Vamos entrar um pouco na história, para que o texto não fique maçante. Até aproximadamente a metade dos anos 1800, a pena capital por enforcamento era realizada por ESTRANGULAMENTO, ou seja, que o “criminoso” fosse enforcado pelo pescoço até a morte. Isto com certeza não era algo muito rápido, e gerava, acredito eu, sofrimento prolongado. Com o peso do indivíduo, a corda apertava progressivamente a região cervical até, separar de forma grotesca os elementos cervicais das estruturas do crânio. O nó da corda era posicionado entre a mandíbula e a orelha. Haughton, foi o primeiro a descrever o óbito pelo deslocamento agudo causado pela fratura em C2 com lesão fulminante na transição entre bulbo espinal e medula. Assim, de forma extremamente resumida, em 1886, o nó da corda era posicionado abaixo do queixo. Assim, existiria uma extensão cervical associada à tração vigorosa da transição crânio-cervical, gerando uma morte rápida. Marshall esteve de acordo com esta execução mais humana. No entanto, gerou certa oposição do então presidente da Brishit Medical Association, James Barr. Este último acreditava que a energia dispendida na queda do corpo era a responsável pela morte, sendo até elaborado uma complexa fórmula na qual o criminoso, caso possuísse a massa de de 140 pounds (63 kg e 540 g) uma queda de 9 pés (2,743200 m), geraria uma força de 1260 Foot Pound – torque. Bom, apesar da física aplicada, o nó continuava sendo utilizado lateralmente, fazendo com que o condenado sofresse com a separação das estruturas crânio-cervicais.

Enfim, após outros estudos de cadávers executados por ambas técnicas, o posicionamento submentoniano (abaixo do queixo), foi o escolhido, pois a execução era imediata.

Este tipo de fratura, em sua maioria, é de tratamento conservador, com órtese rígida e, eventualmente cirúrgico. A abordagem cirúrgica, quando necessária, pode ser tanto por via anterior quanto por via posterior.

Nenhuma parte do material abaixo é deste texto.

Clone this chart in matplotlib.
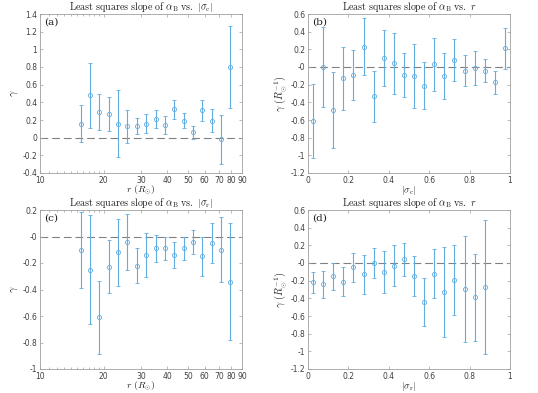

Fraturas do processo odontóide da segunda vértebra cervical : fratura comum. E muito frequente em idosos. O tipo 2 é o tipo mais associado à cirurgia. A depender do direcionamento do traço de fratura, porte físico do paciente e, integridade ou não do ligamento transverso do atlas, a cirurgia pode ser realizada por via anterior ou posterior.

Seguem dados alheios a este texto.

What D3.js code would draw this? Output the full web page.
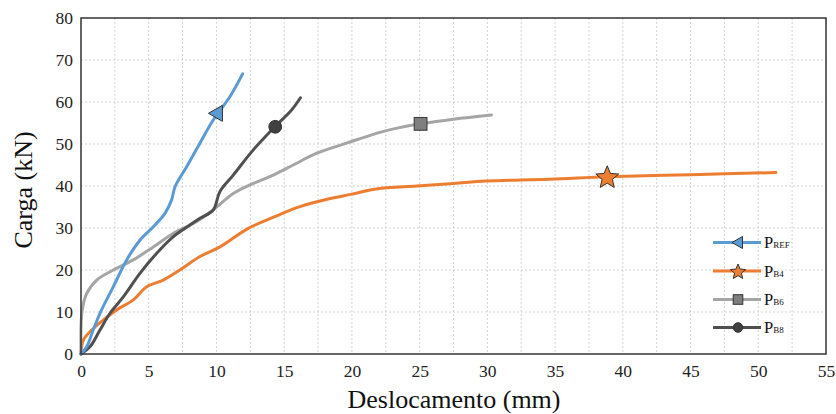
<!DOCTYPE html>
<html><head><meta charset="utf-8">
<script src="https://cdn.jsdelivr.net/npm/d3@7"></script>
<style>body{margin:0;background:#fff}svg{display:block}svg text{font-family:"Liberation Serif","Times New Roman",serif !important}</style>
</head><body><svg id="c" width="836" height="414"></svg>
<script>
const xTicks = [0,5,10,15,20,25,30,35,40,45,50,55];
const yTicks = [0,10,20,30,40,50,60,70,80];
const seriesNames = ["REF","B4","B6","B8"];
const pRefX = [0,0.42,0.9,1.4,2.38,3.37,4.35,5.34,6.2,6.69,6.94,7.8,8.78,9.76,11.0,11.93];
const pRefY = [0,1.7,5.7,9.7,16,22.4,27.1,30.3,33.5,36.7,39.8,44.6,50.2,55.7,61.3,66.7];
const pB4X = [0,0.17,0.79,1.65,2.63,3.86,4.85,6.07,7.3,8.78,10.26,12.35,14.44,16.16,18.1,19.9,21.8,24.8,27.5,29.9,34.6,38.85,45,51.3];
const pB4Y = [0,3.3,5.7,8.1,10.5,12.9,16,17.6,20,23.2,25.5,29.9,32.9,35.1,36.8,38.0,39.3,40,40.6,41.2,41.6,42.2,42.7,43.2];
const pB6X = [0,0.07,0.42,1.16,2.38,3.86,5.34,6.8,8.29,9.76,11.24,12.72,14.2,15.67,17.4,19.6,22.2,23.5,25.07,27.5,30.3];
const pB6Y = [0,10,14.4,17.6,20,22.4,25.5,28.7,31.1,34.3,38.2,40.6,42.6,45,47.8,50.2,52.9,53.9,54.8,55.9,56.9];
const pB8X = [0,0.66,1.4,2.14,3.12,4.35,5.59,6.8,8.04,8.78,9.76,10.26,11.24,12.72,14.34,15.55,16.2];
const pB8Y = [0,1.7,5.7,9.7,13.6,19.2,24,27.9,30.7,32.3,34.3,38.7,42.6,48.6,54.2,58.1,61];
const markerX = [10.0,38.85,25.07,14.34];
const markerY = [57.3,42.2,54.8,54.1];

const svg = d3.select("#c");
const L=81,R=826,T=18,B=354;
const x = d3.scaleLinear().domain([0,55]).range([L,R]);
const y = d3.scaleLinear().domain([0,80]).range([B,T]);

// grid
const g = svg.append("g");
g.selectAll(".vg").data(d3.range(2.5,55,2.5)).enter().append("line")
 .attr("x1",d=>x(d)).attr("x2",d=>x(d)).attr("y1",T).attr("y2",B)
 .attr("stroke","#c8c8c8").attr("stroke-width",0.8).attr("stroke-dasharray","2,2");
g.selectAll(".hg").data(yTicks.slice(1,-1)).enter().append("line")
 .attr("x1",L).attr("x2",R).attr("y1",d=>y(d)).attr("y2",d=>y(d))
 .attr("stroke","#c8c8c8").attr("stroke-width",0.8).attr("stroke-dasharray","2,2");

// axes
const xa = svg.append("g").attr("transform",`translate(0,${B})`)
 .call(d3.axisBottom(x).tickValues(xTicks).tickSize(0).tickPadding(11));
const ya = svg.append("g").attr("transform",`translate(${L},0)`)
 .call(d3.axisLeft(y).tickValues(yTicks).tickSize(0).tickPadding(8));
[xa,ya].forEach(a=>{a.attr("font-family",null).attr("font-size",null);a.select(".domain").remove();a.selectAll("text").attr("font-size",17.5).attr("fill","#222");});

const colors = ["#5B9BD5","#ED7D31","#A5A5A5","#505050"];
const markFill = ["#5B9BD5","#ED7D31","#7F7F7F","#404040"];
const data = [[pRefX,pRefY],[pB4X,pB4Y],[pB6X,pB6Y],[pB8X,pB8Y]];
const drawOrder=[1,2,3,0];
drawOrder.forEach(i=>{
  const pts = data[i][0].map((v,k)=>[v,data[i][1][k]]);
  svg.append("path").datum(pts).attr("d",d3.line().x(d=>x(d[0])).y(d=>y(d[1])).curve(d3.curveCatmullRom.alpha(0.5)))
   .attr("fill","none").attr("stroke",colors[i]).attr("stroke-width",3).attr("stroke-linejoin","round").attr("stroke-linecap","round");
});

function starPath(cx,cy,r){
  let p=[];
  for(let k=0;k<10;k++){const a=-Math.PI/2+k*Math.PI/5;const rr=k%2?r*0.45:r;p.push([cx+rr*Math.cos(a),cy+rr*Math.sin(a)]);}
  return "M"+p.map(q=>q.join(",")).join("L")+"Z";
}
function marker(sel,i,cx,cy,s){
  const st={fill:markFill[i],stroke:"#333","stroke-width":1};
  let el;
  if(i===0){ el=sel.append("path").attr("d",`M${cx-s},${cy} L${cx+s*0.75},${cy-s} L${cx+s*0.75},${cy+s} Z`);}
  else if(i===1){ el=sel.append("path").attr("d",starPath(cx,cy+1,s));}
  else if(i===2){ el=sel.append("rect").attr("x",cx-s*0.8).attr("y",cy-s*0.8).attr("width",s*1.6).attr("height",s*1.6);}
  else { el=sel.append("circle").attr("cx",cx).attr("cy",cy).attr("r",s*0.8);}
  Object.entries(st).forEach(([k,v])=>el.attr(k,v));
}
[0,1,2,3].forEach(i=>marker(svg,i,x(markerX[i]),y(markerY[i]),i===1?12:8));

// frame
svg.append("rect").attr("x",L).attr("y",T).attr("width",R-L).attr("height",B-T)
 .attr("fill","none").attr("stroke","#333").attr("stroke-width",1.5);

// titles
svg.append("text").attr("x",454).attr("y",408).attr("text-anchor","middle").attr("font-size",26).attr("fill","#111").text("Deslocamento (mm)");
svg.append("text").attr("transform","translate(32,190) rotate(-90)").attr("text-anchor","middle").attr("font-size",26).attr("fill","#111").text("Carga (kN)");

// legend
const lg = svg.append("g");
const rowsY=[242.5,271,299.5,327.5];
seriesNames.forEach((n,i)=>{
  const yy=rowsY[i];
  lg.append("line").attr("x1",713).attr("x2",761).attr("y1",yy).attr("y2",yy).attr("stroke",colors[i]).attr("stroke-width",3);
  marker(lg,i,738,yy,i===1?8:6);
  const t=lg.append("text").attr("x",764).attr("y",yy+5.5).attr("font-size",16.5).attr("fill","#111");
  t.append("tspan").text("P");
  t.append("tspan").attr("font-size",9).text(n);
});
</script></body></html>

Lesões do odontóide (pannus) , subluxações C1C2 e cranial settling : comuns em pacientes com artrite reumatoide. A mortalidade é extremamente alta caso não realize-se a cirurgia.

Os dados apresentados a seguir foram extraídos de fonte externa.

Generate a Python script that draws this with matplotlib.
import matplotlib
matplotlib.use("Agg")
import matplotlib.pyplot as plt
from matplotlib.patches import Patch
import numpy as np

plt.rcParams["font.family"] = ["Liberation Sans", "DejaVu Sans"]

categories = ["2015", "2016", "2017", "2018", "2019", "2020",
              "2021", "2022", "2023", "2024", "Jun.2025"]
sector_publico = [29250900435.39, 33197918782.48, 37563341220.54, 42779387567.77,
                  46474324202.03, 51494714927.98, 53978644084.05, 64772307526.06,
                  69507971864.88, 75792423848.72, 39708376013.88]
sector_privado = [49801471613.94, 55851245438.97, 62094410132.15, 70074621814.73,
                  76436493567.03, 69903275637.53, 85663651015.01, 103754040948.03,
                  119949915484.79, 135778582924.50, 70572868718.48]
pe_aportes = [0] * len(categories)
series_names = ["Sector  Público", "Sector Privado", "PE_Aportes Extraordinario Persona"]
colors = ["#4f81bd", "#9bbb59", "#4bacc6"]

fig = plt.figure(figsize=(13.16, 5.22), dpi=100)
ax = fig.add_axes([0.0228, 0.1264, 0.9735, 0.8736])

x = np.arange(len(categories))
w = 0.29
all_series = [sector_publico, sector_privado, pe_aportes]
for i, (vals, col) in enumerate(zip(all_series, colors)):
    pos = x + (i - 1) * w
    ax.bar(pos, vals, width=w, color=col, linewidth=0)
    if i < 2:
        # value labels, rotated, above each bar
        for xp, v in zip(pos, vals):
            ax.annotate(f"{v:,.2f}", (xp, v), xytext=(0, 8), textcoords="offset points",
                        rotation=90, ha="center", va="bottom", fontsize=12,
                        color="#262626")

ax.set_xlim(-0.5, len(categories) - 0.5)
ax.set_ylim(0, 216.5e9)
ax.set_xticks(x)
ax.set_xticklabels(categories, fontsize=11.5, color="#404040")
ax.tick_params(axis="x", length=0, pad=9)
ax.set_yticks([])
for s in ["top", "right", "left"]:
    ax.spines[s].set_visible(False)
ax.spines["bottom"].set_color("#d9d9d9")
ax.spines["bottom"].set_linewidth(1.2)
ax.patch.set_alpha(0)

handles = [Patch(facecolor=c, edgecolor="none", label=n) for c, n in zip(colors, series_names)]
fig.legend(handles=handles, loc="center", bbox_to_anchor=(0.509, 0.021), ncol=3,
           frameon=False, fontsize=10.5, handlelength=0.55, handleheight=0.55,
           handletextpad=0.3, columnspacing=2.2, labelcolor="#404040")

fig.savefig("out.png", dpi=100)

Invaginação basilar: congênita e progressiva em alguns casos. Pode estar associado à má-formação de Arnold-Chiari tipo 1. Em todos os casos que descrevi acima, destaco que é necessário uma união entre conhecimento teórico e muita prática. Mas, em invaginações basilares, nas quais, a coluna cervical insinua-se para o interior do crânio, o conhecimento deve ser PLENO. Quando escrevo PLENO quero me fazer entender da seguinte forma: não basta ter noção da anatomia da região e dominar uma ou duas técnicas de correção cirúrgica. 

A distorção anatômica causada pela progressão da doença já bastaria para causar dificuldades no planejamento cirúrgico e, principalmente, no intraoperatório. Porém a situação torna-se muito mais severa pois, tais patologias são acompanhadas de inúmeras variações anatômicas (principalmente da artéria vertebral) e, ocorrem muitas vezes em pacientes idosos e debilitados pelo déficit motor causado pela compressão bulbo-medular.

Deve-se conhecer todas as opções técnicas para tais procedimentos, a versatilidade nestas situações é de suma importância para um adequado desfecho cirúrgico. 

Nos utilizamos de algumas opções técnica. São elas: utilização de C1 em praticamente todas as artrodeses, uso de mais de uma técnica de passagem de parafusos em C2 para evitar falência do implante, uso de parafuso condilar e uso de CAGES entre C1 e C2.

Mas independente de todas essas características e cuidados, trata-se doença grave com risco cirúrgico alto, porém quando existe indicação cirúrgica e o paciente possuir condições clínicas para tal, devem ser operadas, pois o benefício supera o risco.